Nishant's main issue with the IDMaaS discussion is that it omits the governance layer:

"What I was surprised to find missing from Kim’s and Craig’s discussion about IDMaaS were the governance controls one needs in identity management (and therefore IDMaaS) – like approval workflows, access request and access recertification."
 He concludes by saying:
"I’ve always felt that one of the biggest challenges facing Enterprise IDaaS was the need to compose, in real-time and at scale, a context sensitive identity that combines assertions from various authoritative sources (selected based on the usage context) with a core identity from the users chosen identity provider."

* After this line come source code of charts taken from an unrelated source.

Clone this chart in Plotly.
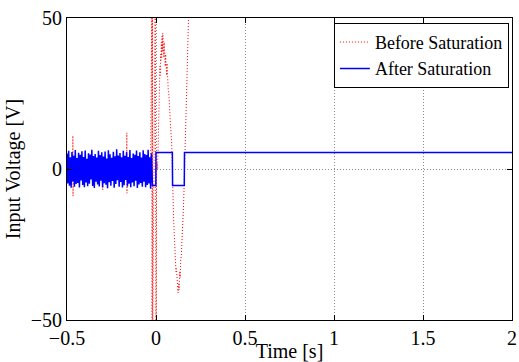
import numpy as np
import plotly.graph_objects as go

# ---------------- data ----------------
# Blue: saturated input (noise before t=-0.02, then switching +/-5.5)
blue_noise_vals = [
    5.1, -4.8, 6.0, -5.5, 3.9, -6.2, 5.6, -4.1, 4.4, -5.9, 6.3, -5.0, 3.6, -4.6, 5.4, -6.1,
    4.7, -3.8, 5.9, -5.3, 4.0, -6.0, 6.1, -4.5, 3.4, -5.7, 5.2, -4.9, 4.8, -3.5, 6.4, -5.6,
    4.3, -6.3, 5.0, -4.2, 3.8, -5.1, 6.0, -5.8, 4.6, -3.9, 5.5, -6.0, 4.1, -4.7, 5.8, -5.2,
    3.5, -6.4, 6.2, -4.4, 4.9, -5.5, 3.7, -4.0, 5.7, -6.2, 4.2, -5.0, 6.5, -3.7, 4.5, -5.9,
    5.3, -4.3, 3.9, -6.1, 6.0, -5.4, 4.4, -3.6, 5.6, -5.8, 4.0, -4.9, 6.3, -6.0, 3.6, -4.5,
    5.1, -5.7, 4.7, -3.9, 6.1, -6.3, 4.3, -5.1, 5.5, -4.6, 3.8, -5.9, 6.2, -4.2, 5.0, -6.0,
    4.6, -5.3, 6.4, -4.8, 3.9, -6.5, 5.2, -5.4,
]
blue_noise_t = np.linspace(-0.5, -0.021, len(blue_noise_vals))
blue_step_t = [-0.020, -0.001, 0.000, 0.092, 0.093, 0.159, 0.160, 2.0]
blue_step_v = [-5.5, -5.5, 5.5, 5.5, -5.5, -5.5, 5.5, 5.5]

# Red: input before saturation
red_t = [
    -0.5, -0.468, -0.467, -0.466, -0.465, -0.300, -0.299, -0.298, -0.165, -0.164, -0.163,
    -0.162, -0.030, -0.023, -0.022, -0.020, -0.019, -0.004, -0.003, -0.001, 0.000,
    0.003, 0.006, 0.009, 0.012, 0.014, 0.016, 0.018, 0.020, 0.022, 0.024, 0.026, 0.028,
    0.030, 0.032, 0.034, 0.036, 0.038, 0.040, 0.042, 0.044, 0.046, 0.048, 0.050, 0.052,
    0.054, 0.056, 0.058, 0.060, 0.062, 0.064, 0.066, 0.069, 0.072, 0.076, 0.080, 0.084,
    0.088, 0.091, 0.094, 0.097, 0.100, 0.103, 0.106, 0.109, 0.112, 0.115, 0.118, 0.121,
    0.124, 0.127, 0.130, 0.133, 0.136, 0.139, 0.142, 0.145, 0.148, 0.151, 0.154, 0.157,
    0.160, 0.163, 0.166, 0.169, 0.172, 0.175, 0.178, 0.181, 0.185, 0.190, 0.200,
]
red_v = [
    0, 2, 11, -9, 1, 0, -7, 1, 0, 12, -8,
    0, 0, 60, -60, 60, -60, 60, -60, 60, -60,
    -2, 2, 0, 7, 5, 15, 20, 28, 34, 31, 38, 36,
    42, 37, 44, 39, 45, 40, 43, 37, 42, 36, 40, 34,
    38, 33, 36, 31, 35, 30, 33, 26, 25, 19, 18, 12,
    9, 4, -6, -12, -18, -22, -28, -30, -34, -33, -37, -36,
    -41, -38, -40, -34, -36, -30, -29, -25, -22, -17, -13, -8,
    -1, 8, 14, 22, 28, 36, 42, 50, 58, 66, 80,
]

x_ticks = [-0.5, 0, 0.5, 1, 1.5, 2]
x_tick_text = ["\u22120.5", "0", "0.5", "1", "1.5", "2"]
y_ticks = [-50, 0, 50]
y_tick_text = ["\u221250", "0", "50"]

blue_t = list(blue_noise_t) + blue_step_t
blue_v = blue_noise_vals + blue_step_v

# ---------------- figure ----------------
font = dict(family="Liberation Serif", size=20, color="black")

fig = go.Figure()
fig.add_trace(go.Scatter(
    x=red_t, y=red_v, mode="lines", name="Before Saturation",
    line=dict(color="#ff0000", width=1, dash="1px,2px"),
))
fig.add_trace(go.Scatter(
    x=blue_t, y=blue_v, mode="lines", name="After Saturation",
    line=dict(color="#0000ff", width=1.5),
))

axis_common = dict(
    showline=True, linecolor="black", linewidth=1, mirror="ticks",
    ticks="inside", ticklen=5, tickcolor="black", tickwidth=1,
    showgrid=True, gridcolor="rgba(0,0,0,0.45)", gridwidth=1, griddash="1px,2px",
    zeroline=False, tickfont=font, automargin=False, ticklabeloverflow="allow",
)

fig.update_xaxes(
    range=[-0.5, 2], tickvals=x_ticks, ticktext=x_tick_text,
    title=dict(text="Time [s]", font=font, standoff=0),
    **axis_common,
)
fig.update_yaxes(
    range=[-50, 50], tickvals=y_ticks, ticktext=y_tick_text,
    title=dict(text="Input Voltage [V]", font=font, standoff=4),
    **axis_common,
)

fig.update_layout(
    width=519, height=362,
    margin=dict(l=67, r=7, t=18, b=42),
    paper_bgcolor="white", plot_bgcolor="white",
    font=font,
    showlegend=True,
    legend=dict(
        x=0.993, y=0.984, xanchor="right", yanchor="top",
        bgcolor="white", bordercolor="black", borderwidth=1,
        font=dict(family="Liberation Serif", size=18, color="black"),
        itemwidth=30, tracegroupgap=0,
    ),
)

fig.write_html(
    "out.html",
    config={"displayModeBar": False},
    post_script="document.body.style.margin='0px';",
)
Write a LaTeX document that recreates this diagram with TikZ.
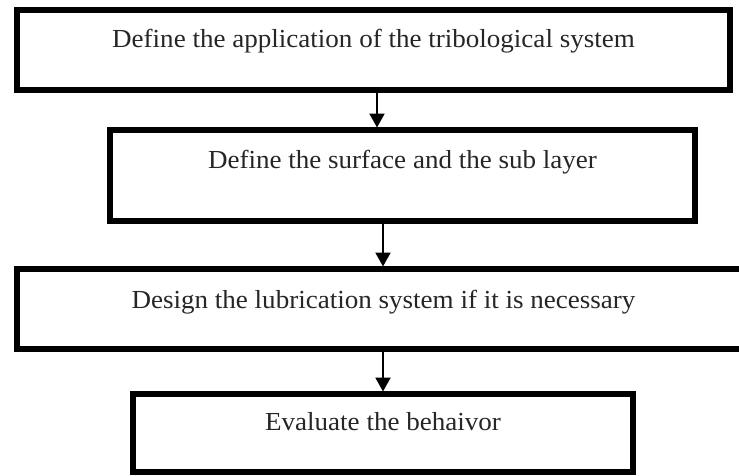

 This is just Context-based Access Control (CBAC, sometimes called ABAC for Attribute-based Access Control) extended to the cloud environment. The cloud-based IDMaaS would need a virtual engine with connectors to the relevant sources of authority for the attributes as well as a policy enforcement point (PEP) to actually grant the access token if justified. Moving to the cloud changes the platform, changes some protocols and changes some (small r) roles, but the abstracted architecture remains the same. It's just a question of extending the reach of the governance rules we already have.

Comments:
Most attribute or role stores are not well governed today. Usually some admin set an attribute and has no idea if that attribute is still true. Govertnance of attributes is sorely needed, and that includes workflow and recertification. I think that was NKs point.